--- BEGIN Given information ---

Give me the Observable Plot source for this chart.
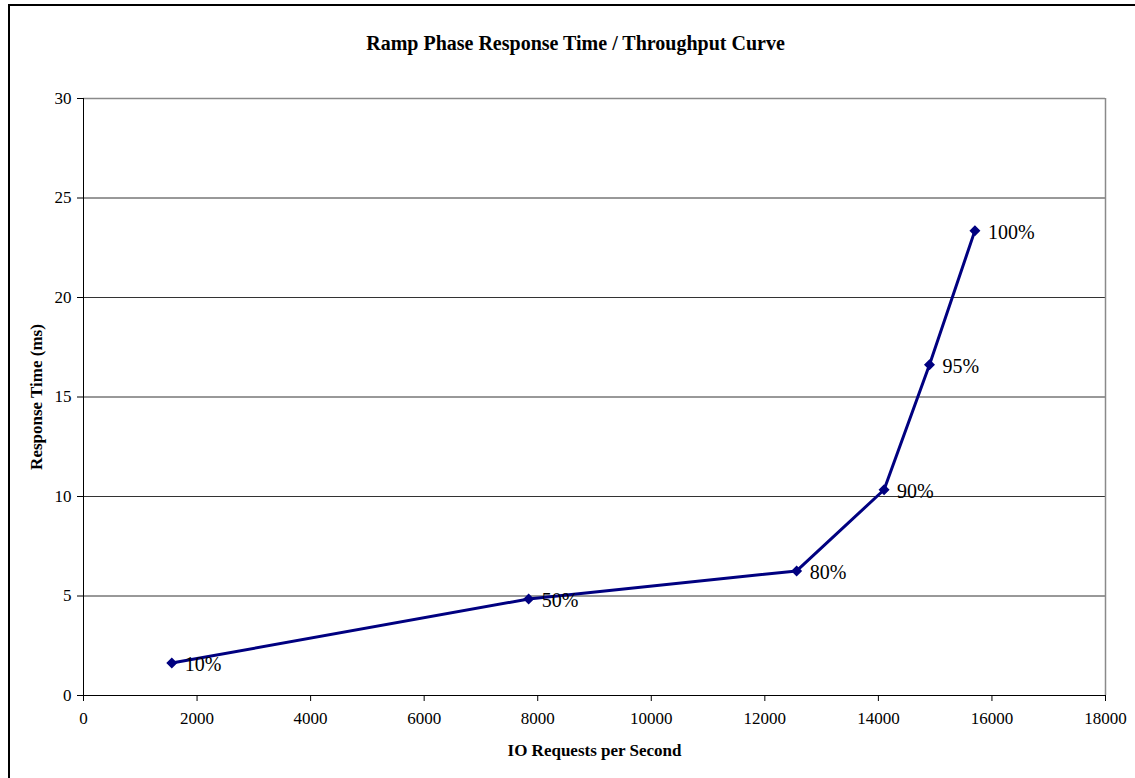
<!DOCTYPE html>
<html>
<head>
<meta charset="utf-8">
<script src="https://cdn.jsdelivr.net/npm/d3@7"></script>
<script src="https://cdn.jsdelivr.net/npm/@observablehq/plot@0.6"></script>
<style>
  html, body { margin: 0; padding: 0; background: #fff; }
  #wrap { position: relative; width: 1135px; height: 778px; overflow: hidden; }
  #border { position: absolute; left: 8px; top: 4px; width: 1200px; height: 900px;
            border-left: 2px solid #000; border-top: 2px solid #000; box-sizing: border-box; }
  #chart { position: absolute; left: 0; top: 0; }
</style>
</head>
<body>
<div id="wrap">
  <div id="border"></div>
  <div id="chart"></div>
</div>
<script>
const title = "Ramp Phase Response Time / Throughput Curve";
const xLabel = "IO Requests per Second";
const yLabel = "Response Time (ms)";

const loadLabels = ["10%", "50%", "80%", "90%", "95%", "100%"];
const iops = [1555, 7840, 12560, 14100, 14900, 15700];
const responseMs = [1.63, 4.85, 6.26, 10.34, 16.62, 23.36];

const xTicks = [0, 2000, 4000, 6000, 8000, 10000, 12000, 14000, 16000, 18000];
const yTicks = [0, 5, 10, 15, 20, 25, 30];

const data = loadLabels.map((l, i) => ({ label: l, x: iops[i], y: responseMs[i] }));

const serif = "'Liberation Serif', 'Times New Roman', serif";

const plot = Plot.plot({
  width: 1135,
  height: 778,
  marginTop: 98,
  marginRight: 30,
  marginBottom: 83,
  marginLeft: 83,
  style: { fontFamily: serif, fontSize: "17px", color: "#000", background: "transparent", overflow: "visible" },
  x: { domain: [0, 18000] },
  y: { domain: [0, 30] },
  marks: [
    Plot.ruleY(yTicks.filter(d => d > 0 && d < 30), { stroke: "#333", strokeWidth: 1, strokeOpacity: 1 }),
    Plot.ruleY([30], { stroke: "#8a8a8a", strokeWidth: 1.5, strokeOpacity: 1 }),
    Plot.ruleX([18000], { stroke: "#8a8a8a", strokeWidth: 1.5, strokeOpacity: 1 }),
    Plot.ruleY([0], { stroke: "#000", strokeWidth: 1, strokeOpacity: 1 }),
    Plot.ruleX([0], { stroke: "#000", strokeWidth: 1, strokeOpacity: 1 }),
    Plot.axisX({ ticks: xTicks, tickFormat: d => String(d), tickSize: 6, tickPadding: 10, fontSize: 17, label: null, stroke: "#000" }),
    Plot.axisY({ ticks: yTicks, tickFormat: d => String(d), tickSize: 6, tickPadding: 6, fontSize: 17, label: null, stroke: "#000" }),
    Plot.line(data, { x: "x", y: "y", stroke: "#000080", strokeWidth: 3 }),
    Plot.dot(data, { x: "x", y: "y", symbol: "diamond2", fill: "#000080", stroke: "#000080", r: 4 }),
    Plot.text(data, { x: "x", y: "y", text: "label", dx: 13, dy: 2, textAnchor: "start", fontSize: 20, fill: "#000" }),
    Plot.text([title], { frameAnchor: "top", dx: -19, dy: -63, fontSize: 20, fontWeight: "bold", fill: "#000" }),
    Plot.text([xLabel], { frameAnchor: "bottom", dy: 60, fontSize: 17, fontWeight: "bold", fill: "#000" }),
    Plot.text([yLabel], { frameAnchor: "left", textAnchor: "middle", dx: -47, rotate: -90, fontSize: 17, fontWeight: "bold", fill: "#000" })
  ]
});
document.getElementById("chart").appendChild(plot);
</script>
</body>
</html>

--- END Given information ---

▶ **Set problem**
Leave out the pictures, then repeat the listing above exactly from its first line to the line with "const yTicks = [0, 5, 10, 15, 20, 25, 30];", inclusive.

▶ **Full output**
Give me the Observable Plot source for this chart.
<!DOCTYPE html>
<html>
<head>
<meta charset="utf-8">
<script src="https://cdn.jsdelivr.net/npm/d3@7"></script>
<script src="https://cdn.jsdelivr.net/npm/@observablehq/plot@0.6"></script>
<style>
  html, body { margin: 0; padding: 0; background: #fff; }
  #wrap { position: relative; width: 1135px; height: 778px; overflow: hidden; }
  #border { position: absolute; left: 8px; top: 4px; width: 1200px; height: 900px;
            border-left: 2px solid #000; border-top: 2px solid #000; box-sizing: border-box; }
  #chart { position: absolute; left: 0; top: 0; }
</style>
</head>
<body>
<div id="wrap">
  <div id="border"></div>
  <div id="chart"></div>
</div>
<script>
const title = "Ramp Phase Response Time / Throughput Curve";
const xLabel = "IO Requests per Second";
const yLabel = "Response Time (ms)";

const loadLabels = ["10%", "50%", "80%", "90%", "95%", "100%"];
const iops = [1555, 7840, 12560, 14100, 14900, 15700];
const responseMs = [1.63, 4.85, 6.26, 10.34, 16.62, 23.36];

const xTicks = [0, 2000, 4000, 6000, 8000, 10000, 12000, 14000, 16000, 18000];
const yTicks = [0, 5, 10, 15, 20, 25, 30];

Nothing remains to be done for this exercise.